I've been married for more than twenty years, and with my husband for almost a quarter century. That's a long time, although not, of course, by immortal standards, where a millennium of togetherness is the expectation upon mating and marriage. I literally can't imagine. And I've been thinking about all of the HEAs in my beloved fantasy books, and the countless centuries of intimacy that each and every one represents. As anyone in a long term relationship knows, the honeymoon eventually ends, and much of the intensity of the passion fades, as does our tolerance for the many differences between our partners and ourselves. I've written before about how opposites attract, and that has certainly been true for me and my spouse. But even if we partner with someone who seems very similar to us on the surface, we all have shadow selves that are uniquely our own. In a lasting lifetime partnership, how do we accept the dark side of our mates, and how can we ask them to do the same for us? I'm not sure, but I know we're working on it. Whenever I think I'm terminally unique or that my relationship is different from those of others, I have but to read one of my favorite fantasy books. Pia and Dragos, Mac and Barrons, Sookie and Sam, and, most recently, Mariketa and Bowen all deal with the beasts within and the necessary accommodations each must make to be part of a couple. Over the course of their stories, each of these pairs learns to come to terms with the creature beneath a beautiful body as they struggle to become a twosome. And maybe it's the GQ looks that each of our heroes possesses, or the alpha male charisma, or their profound devotion to their women that makes it seem easier for their wives. But any way you slice it, these guys got game—of the animalistic variety. Talk about a dark side. And their women have their own weaknesses and shadows that give depth to their characters and interest to the readers.
But how does this relate to the rest of us? If we ask ourselves honestly, do we truly accept the shadows of our mates? Have we revealed our own inner demons? I'm pretty sure I have, as my demons aren't quite housebroken, and come out to play even when I've told them firmly to stay inside. But they don't listen, and the mess they make can be epic at times. So my husband is well aware of the shadows lurking in my heart. Most of them, at least. But what about his? Can I embrace the darkness in him even as I demand his light? I tell myself I can, but sometimes my actions belie my claims.
In our wedding ceremony, the officiant spoke of the three elements of our union: my husband, our marriage and me. She talked about how we were two complete individuals coming together to create something distinct—a new entity. We had discussed this concept with the minister before the wedding, and she was able to write beautiful prose around our desire to avoid the two halves of a whole trope. I'd been to weddings where that was the theme—where the bride or groom represented the "missing puzzle piece" for the other, like the lyrics of that simpering Katy Perry song about being a teenage dream. I'd also read about this approach to love relationships in the historical romance novels of my youth in the 1980s. In those early bodice rippers, the hero and heroine were always two peas in a pod, two sides of the same coin, an incomplete soul waiting for its other half. Gag me.

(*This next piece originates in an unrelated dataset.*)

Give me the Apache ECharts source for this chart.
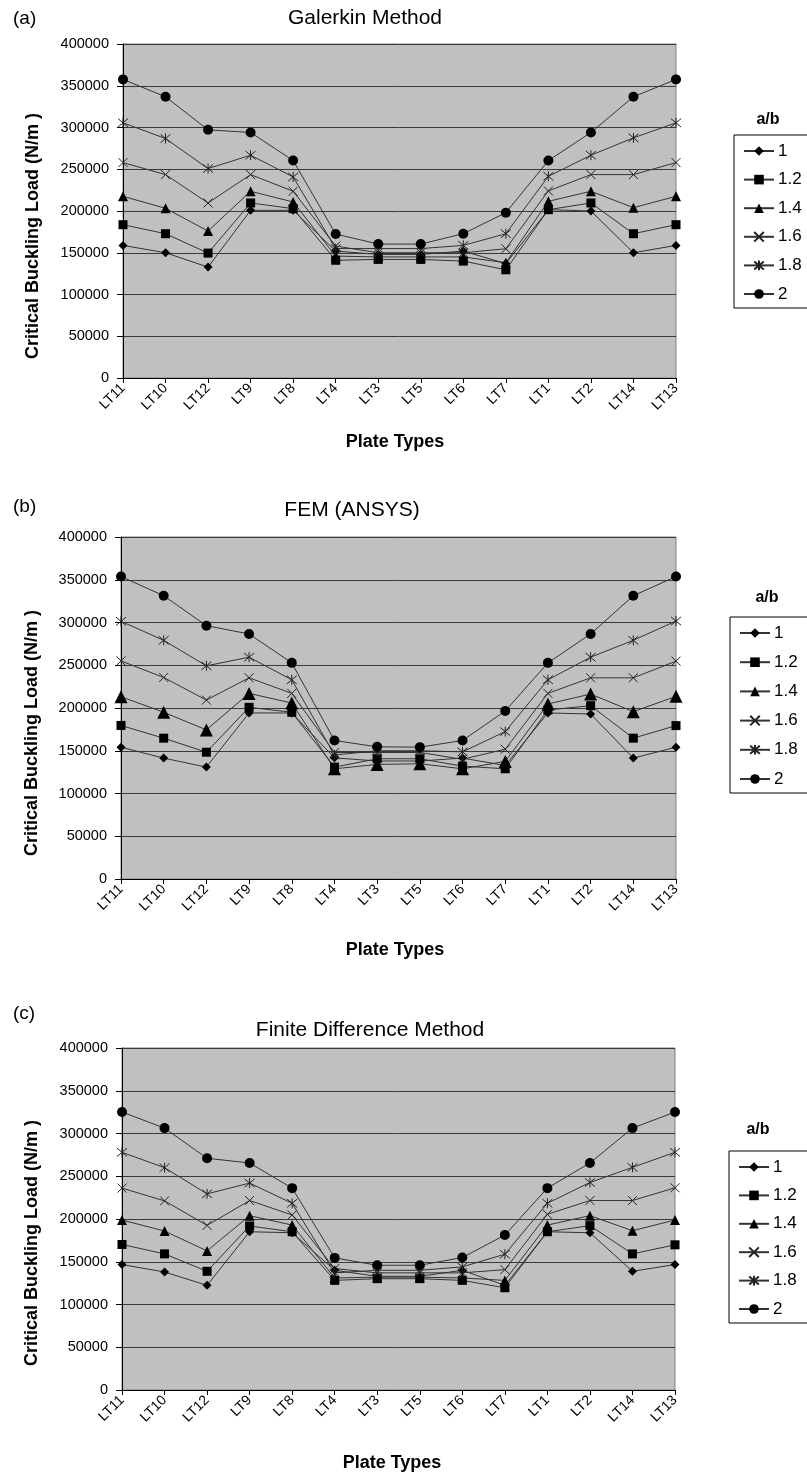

My husband, good man that he is, would never introduce me as his better half. The way I figure it, if I'm only half a person waiting to become whole through the addition of another, the half I'm likely to be is the good part—after all, who would want me (or anyone) if they represent the half that lives in shadow? No one, that's who. So if I'm half a person representing the good stuff, then when I come together with He Who Shall Complete Me, we're gonna generate shadows, not light.
Instead, when I was at the point where I was open to a lifetime partnership, I was looking for someone who would intensify my light and my strengths but also be able to live with my darkness and weaknesses. After all, the advice I give to all couples thinking about marriage is this: take your intended's worst qualities, magnify them 1000 times, and decide if you can live with what that looks like, it's a good match. Because if you're going in with the hope of change, as they say in my hometown, fuggedaboutit.
So for me, and for the fantasy fictional couples I love, we're working on it. All of it. Making sure all of me loves all of my mate and vice versa. It's the work of a lifetime, and a labor of love. We have to take the dark with the light, the beast with the beauty, the good with the bad. Whatever the case, I'll take it all.